The “right to life guaranteed in any civilised society implies the right to food, water, decent environment, education, medical care and shelter, the Supreme Court observed n Chameli Singh vs. State of U.P., adding:
“These are basic human rights known to any civilised society. The civil, political, social and cultural rights enshrined in the Universal Declaration of Human Rights and Convention or under the Constitution of India cannot be exercised without these basic human rights. Shelter for a human being, therefore, is not a mere protection of his life and limb. It is a home, where he has opportunities to grow physically, mentally, intellectually and spiritually. Right to shelter, therefore, includes adequate living space, safe and decent structure, clean and decent surroundings, sufficient light, pure air and water, electricity, sanitation and other civic amenities like roads etc. so as to have easy access to his daily avocation. The right to shelter, therefore, does not mean a mere right to a roof over one’s head but right to all the infrastructure necessary to enable them to live and develop as a human being. Right to shelter when used as an essential requisite to the right to live should be deemed to have been guaranteed as a fundamental right.”
In sum, the Supreme Court has said that the right to life guaranteed by Article 21 of the Constitution includes the right to livelihood. And if a person is evicted from the place where he is residing (even if illegally) and his jhuggi demolished, he will certainly lose his livelihood too, for to work he must live somewhere. For this reason, the court directed in Olga Tellis that alternative land sites must be allotted to the JJ dwellers, not too far distant from their place of work.

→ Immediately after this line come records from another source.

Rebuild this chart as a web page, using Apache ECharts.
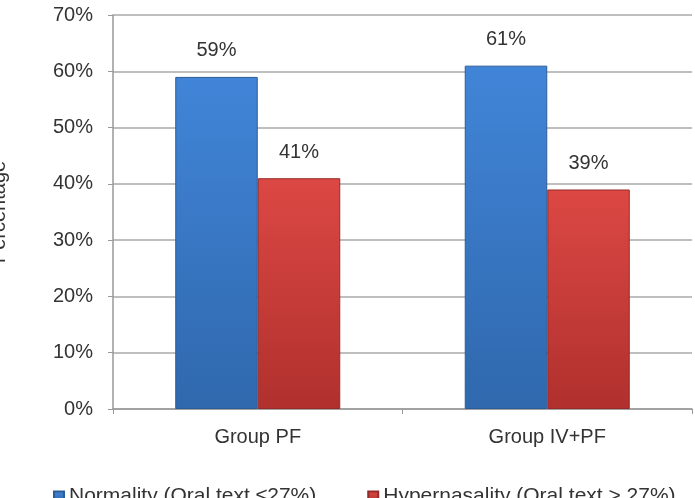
<!DOCTYPE HTML>
<html>
<head>
	<meta charset="utf-8" />
	<title>Percentage by group</title>
	<script src="https://cdn.jsdelivr.net/npm/echarts@6/dist/echarts.min.js"></script>
	<style>
		html, body { margin: 0; padding: 0; background: #fff; }
	</style>
</head>
<body>
	<div id="main" style="width: 695px;height:498px;"></div>
	<script type="text/javascript">
		var categories = ["Group PF", "Group IV+PF"];
		var normality = [59, 61];
		var hypernasality = [41, 39];
		var seriesNames = ["Normality (Oral text \u226427%)", "Hypernasality (Oral text > 27%)"];

		// soft top-to-bottom shading, like the old office 3d bars
		function barFill(top, bottom) {
			return new echarts.graphic.LinearGradient(0, 0, 0, 1, [
				{ offset: 0, color: top },
				{ offset: 1, color: bottom }
			]);
		}

		var myChart = echarts.init(document.getElementById("main"));

		var labelStyle = {
			show: true,
			position: "top",
			distance: 16,
			formatter: "{c}%",
			fontSize: 20,
			color: "#333"
		};

		var option = {
			animation: false,
			textStyle: { fontFamily: "Liberation Sans" },
			grid: { left: 113, right: 3, top: 15, bottom: 89, outerBoundsMode: "none", containLabel: false },
			legend: {
				top: 481,
				left: 48,
				icon: "rect",
				itemWidth: 10,
				itemHeight: 10,
				itemGap: 51,
				textStyle: { fontSize: 21, color: "#333" },
				data: seriesNames
			},
			xAxis: {
				type: "category",
				data: categories,
				axisLine: { lineStyle: { color: "#999", width: 1.5 } },
				axisTick: { show: true, length: 5, lineStyle: { color: "#999" } },
				axisLabel: { margin: 18, fontSize: 20, color: "#333" }
			},
			yAxis: {
				type: "value",
				min: 0,
				max: 70,
				interval: 10,
				name: "Percentage",
				nameLocation: "middle",
				nameGap: 104,
				nameTextStyle: { fontSize: 20, color: "#333" },
				axisLine: { show: true, lineStyle: { color: "#999", width: 1.5 } },
				axisTick: { show: true, length: 5, lineStyle: { color: "#999" } },
				axisLabel: { formatter: "{value}%", margin: 20, fontSize: 20, color: "#333" },
				splitLine: { lineStyle: { color: "#aaa", width: 1.5 } }
			},
			series: [{
				name: seriesNames[0],
				type: "bar",
				barGap: "0%",
				barCategoryGap: "43%",
				data: normality,
				itemStyle: {
					color: barFill("#4185d8", "#2f68ad"),
					borderColor: "#2c5c98",
					borderWidth: 1
				},
				label: labelStyle
			}, {
				name: seriesNames[1],
				type: "bar",
				data: hypernasality,
				itemStyle: {
					color: barFill("#dc4844", "#b0302d"),
					borderColor: "#962a28",
					borderWidth: 1
				},
				label: labelStyle
			}]
		};

		myChart.setOption(option);
	</script>
</body>
</html>
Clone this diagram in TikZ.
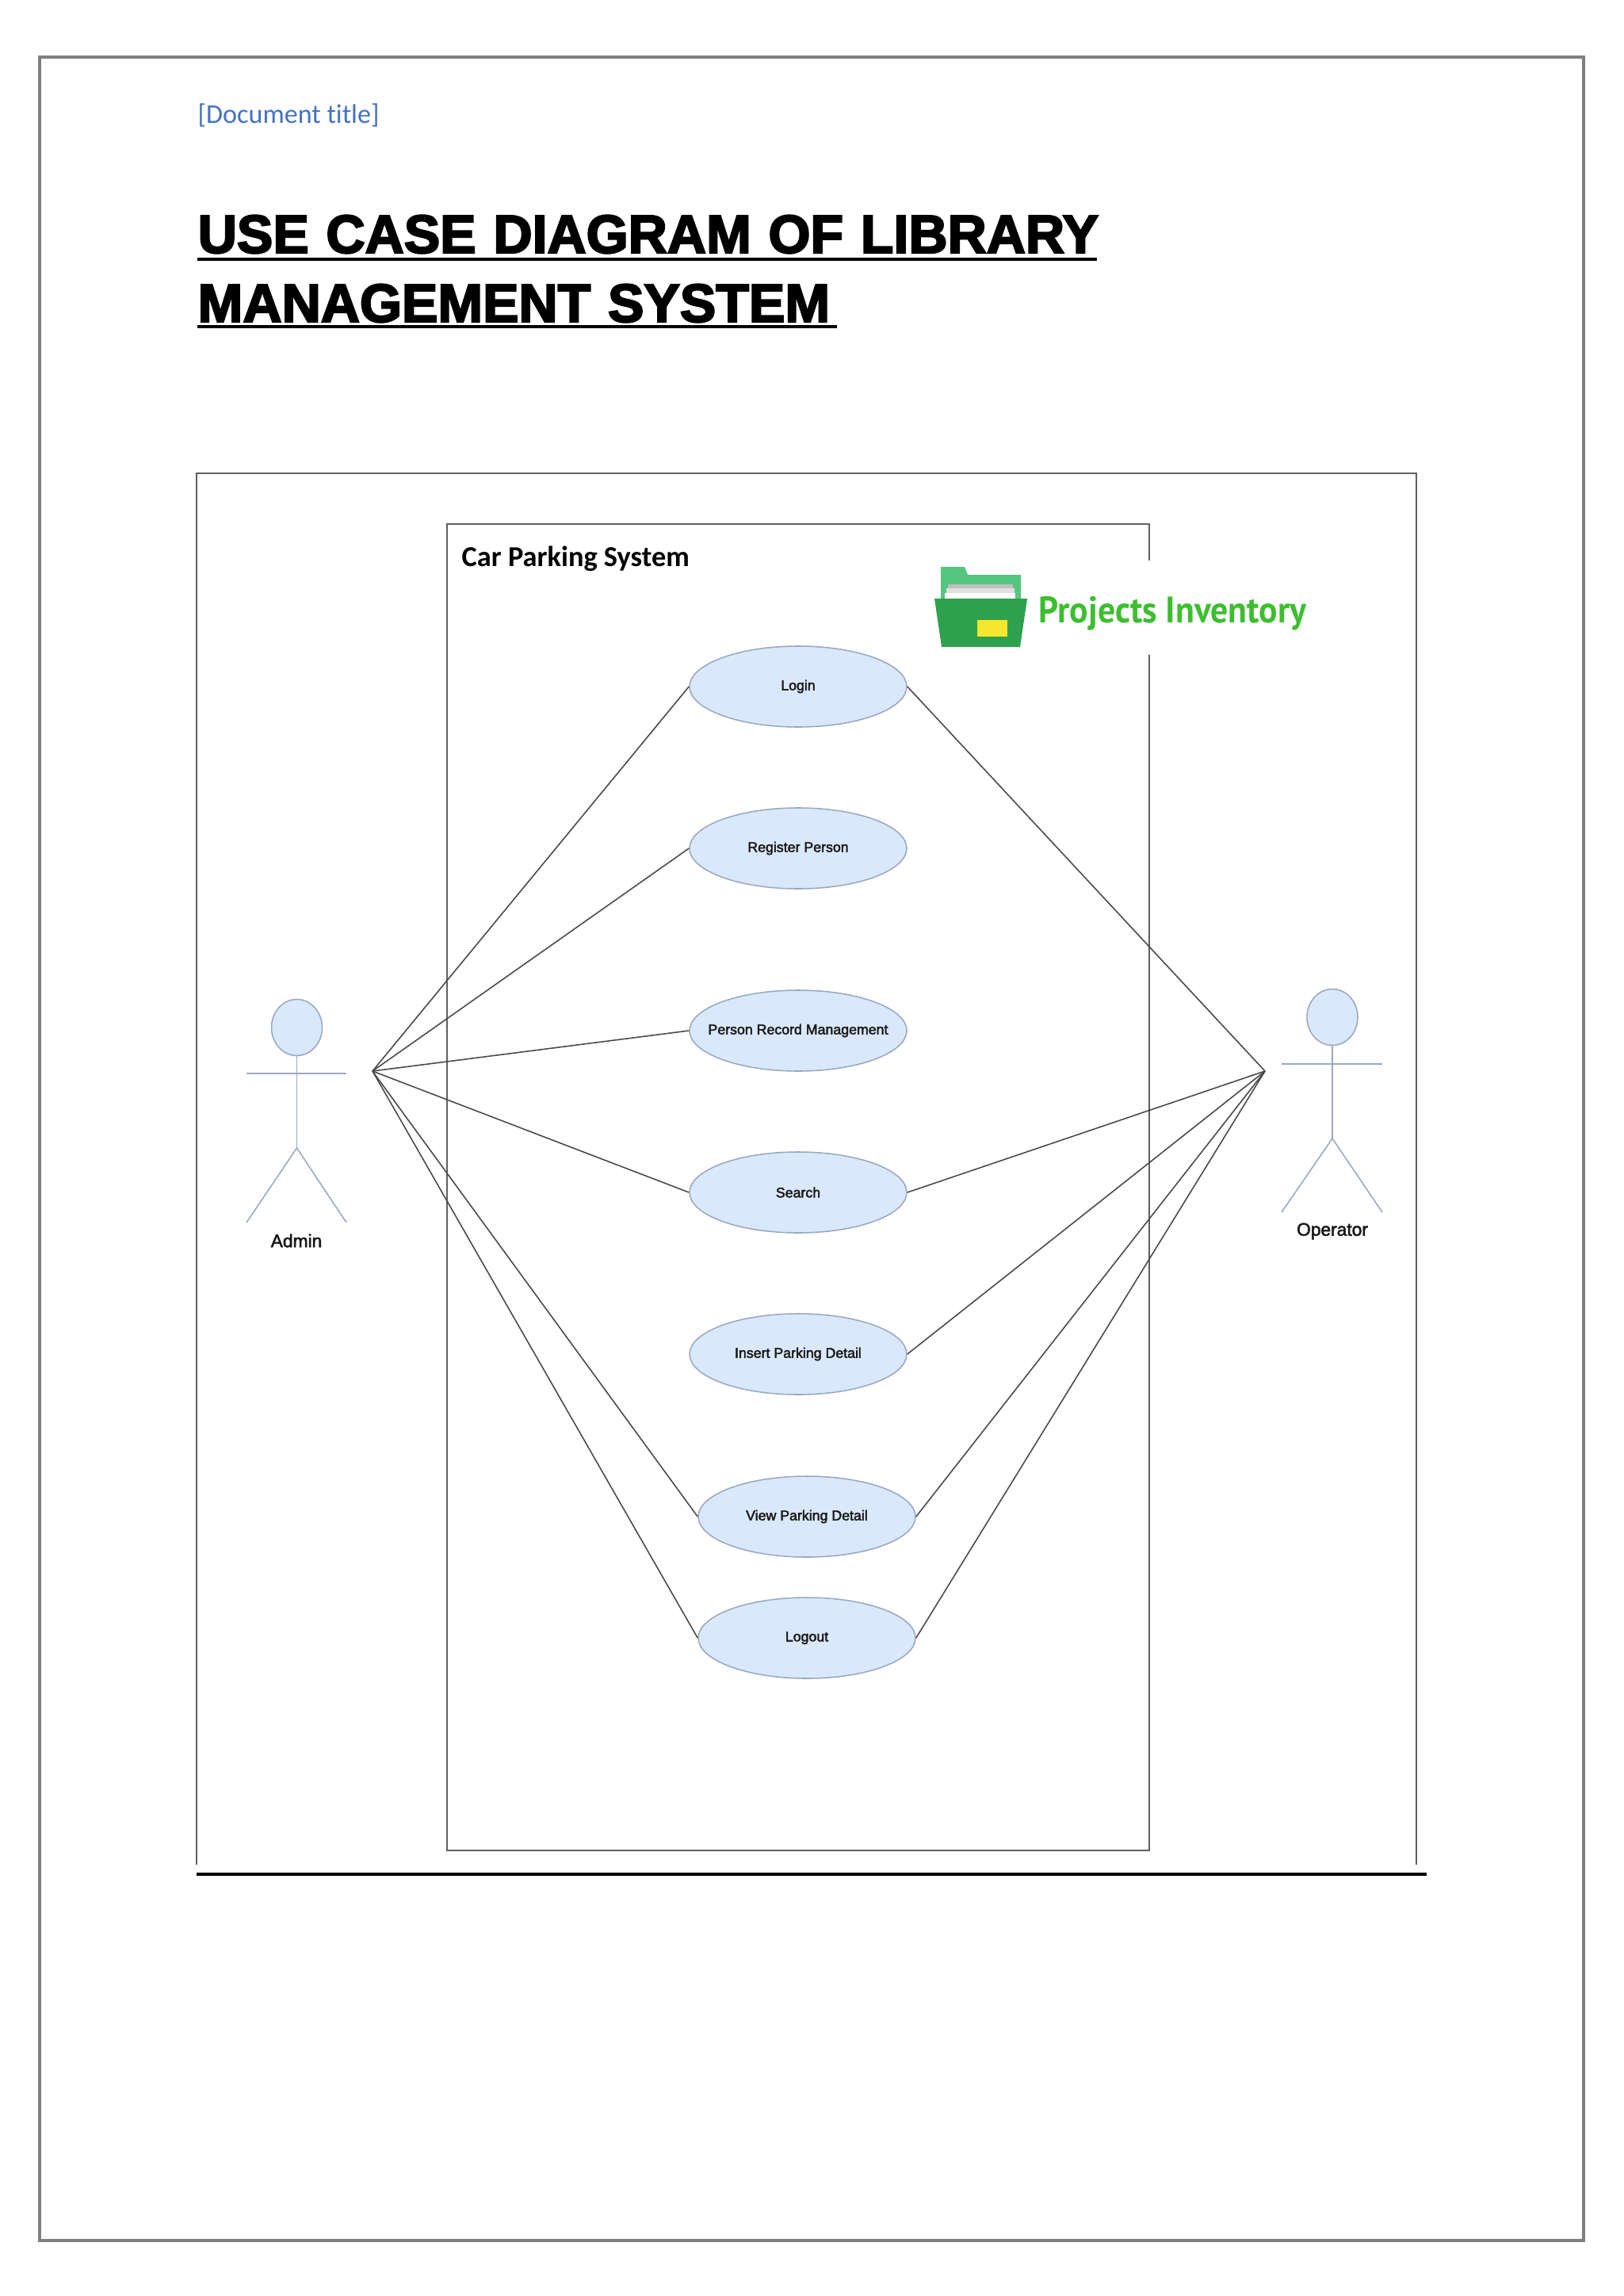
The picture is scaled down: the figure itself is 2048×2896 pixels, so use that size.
\documentclass[tikz,border=0pt]{standalone}
\usepackage{fontspec}
\usepackage{xcolor}
\usetikzlibrary{shapes.geometric}
\setmainfont{Liberation Sans}
\newfontfamily\headfont[FakeBold=3.2,WordSpace=1.15]{Liberation Sans Bold}
\newfontfamily\wordfont[Ligatures=NoCommon]{Carlito}
\newfontfamily\umlfont[FakeBold=2.4]{Liberation Sans}
\newfontfamily\logofont[FakeStretch=0.94]{PT Sans Bold}
\definecolor{pageline}{HTML}{7F7F7F}
\definecolor{boxline}{HTML}{5F5F5F}
\definecolor{usefill}{HTML}{DAE8FC}
\definecolor{useline}{HTML}{9AA8C0}
\definecolor{assoc}{HTML}{484848}
\definecolor{linkblue}{HTML}{4472C4}
\definecolor{logogreen}{HTML}{3DBE2F}
\definecolor{folderback}{HTML}{55C57F}
\definecolor{folderfront}{HTML}{2FA04E}
\definecolor{tagyellow}{HTML}{F5E62E}

\begin{document}
\begin{tikzpicture}[x=0.29pt, y=-0.29pt,
    usecase/.style={draw=useline, fill=usefill, ellipse, line width=0.45pt, minimum width=274*0.29pt, minimum height=102*0.29pt, inner sep=-12pt, font=\umlfont\fontsize{5.15}{6}\selectfont, text=black!90},
    head/.style={draw=useline, fill=usefill, ellipse, line width=0.45pt, minimum width=64*0.29pt, minimum height=71*0.29pt, inner sep=0pt},
    limb/.style={draw=useline, line width=0.45pt},
    actorname/.style={font=\umlfont\fontsize{6.6}{8}\selectfont, text=black!90},
    headline/.style={anchor=base west, inner sep=0pt, font=\headfont\fontsize{19.75}{24}\selectfont},
    headrule/.style={draw=black, line width=1.4pt},
    assocline/.style={draw=assoc, line width=0.45pt}]
    \useasboundingbox (0,0) rectangle (2048,2896);

    % Page
    \fill[white] (0,0) rectangle (2048,2896);
    \draw[pageline, line width=1.4pt] (50,72) rectangle (1998,2826);
    \node[anchor=base west, inner sep=0pt, text=linkblue, font=\wordfont\fontsize{9.9}{12}\selectfont] (doctitle) at (249,156) {[Document title]};

    % Heading
    \node[headline] (headone) at (249,319) {USE CASE DIAGRAM OF LIBRARY};
    \node[headline] (headtwo) at (249,406) {MANAGEMENT SYSTEM};
    \draw[headrule] (249,327) -- (1384,327);
    \draw[headrule] (249,412) -- (1056,412);

    % Frames
    \draw[boxline, line width=0.45pt] (248,2352) -- (248,597) -- (1787,597) -- (1787,2352);
    \draw[boxline, line width=0.55pt] (564,661) rectangle (1450,2334);
    \draw[black, line width=1.2pt] (248,2364) -- (1800,2364);
    \node[anchor=base west, inner sep=0pt, font=\wordfont\bfseries\fontsize{10.55}{12}\selectfont] (system) at (582,714) {Car Parking System};

    % Logo
    \fill[white] (1170,707) rectangle (1660,826);
    \fill[folderback] (1187,715) -- (1217,715) -- (1221,725) -- (1288,725) -- (1288,760) -- (1187,760) -- cycle;
    \fill[black!25] (1196,737) rectangle (1278,742);
    \fill[black!12] (1194,742) rectangle (1280,748);
    \fill[white] (1192,748) rectangle (1281,755);
    \fill[folderfront] (1179,755) -- (1296,755) -- (1287,816) -- (1188,816) -- cycle;
    \fill[tagyellow] (1233,782) rectangle (1271,803);
    \node[anchor=base west, inner sep=0pt, text=logogreen, font=\logofont\fontsize{13.5}{15}\selectfont] (logo) at (1310,785) {Projects Inventory};

    % Use cases
    \node[usecase] (login) at (1007,866) {Login};
    \node[usecase] (register) at (1007,1070) {Register Person};
    \node[usecase] (record) at (1007,1300) {Person Record Management};
    \node[usecase] (search) at (1007,1504) {Search};
    \node[usecase] (insert) at (1007,1708) {Insert Parking Detail};
    \node[usecase] (view) at (1018,1913) {View Parking Detail};
    \node[usecase] (logout) at (1018,2066) {Logout};

    % Admin
    \node[head] (adminhead) at (374.5,1296) {};
    \coordinate (adminhip) at (374.5,1448);
    \coordinate (adminhub) at (470,1351);
    \draw[limb] (adminhead) -- (adminhip);
    \draw[limb] (311,1354) -- (437,1354);
    \draw[limb] (311,1542) -- (adminhip) -- (437,1542);
    \node[actorname] (admin) at (374,1565) {Admin};

    % Operator
    \node[head] (operatorhead) at (1681,1283) {};
    \coordinate (operatorhip) at (1681,1436);
    \coordinate (operatorhub) at (1596,1351);
    \draw[limb] (operatorhead) -- (operatorhip);
    \draw[limb] (1617,1342) -- (1744,1342);
    \draw[limb] (1617,1529) -- (operatorhip) -- (1744,1529);
    \node[actorname] (operator) at (1681,1553) {Operator};

    % Connections
    \draw[assocline] (adminhub) -- (login.west);
    \draw[assocline] (adminhub) -- (register.west);
    \draw[assocline] (adminhub) -- (record.west);
    \draw[assocline] (adminhub) -- (search.west);
    \draw[assocline] (adminhub) -- (view.west);
    \draw[assocline] (adminhub) -- (logout.west);
    \draw[assocline] (operatorhub) -- (login.east);
    \draw[assocline] (operatorhub) -- (search.east);
    \draw[assocline] (operatorhub) -- (insert.east);
    \draw[assocline] (operatorhub) -- (view.east);
    \draw[assocline] (operatorhub) -- (logout.east);
\end{tikzpicture}
\end{document}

In the light of the rights that citizens have under the Constitution, as upheld by the Supreme Court, it is clear that the precipitate action of the railway authorities. in acting against the residents of Shakur Basti is highly condemnable. I can understand their desire to evict the illegal encroachments so as to create a new passenger terminal, but then a scheme should have first been prepared to provide alternative land to these poor people instead of just throwing them out in the cold. Only after they were resettled should the land in their occupation been taken over.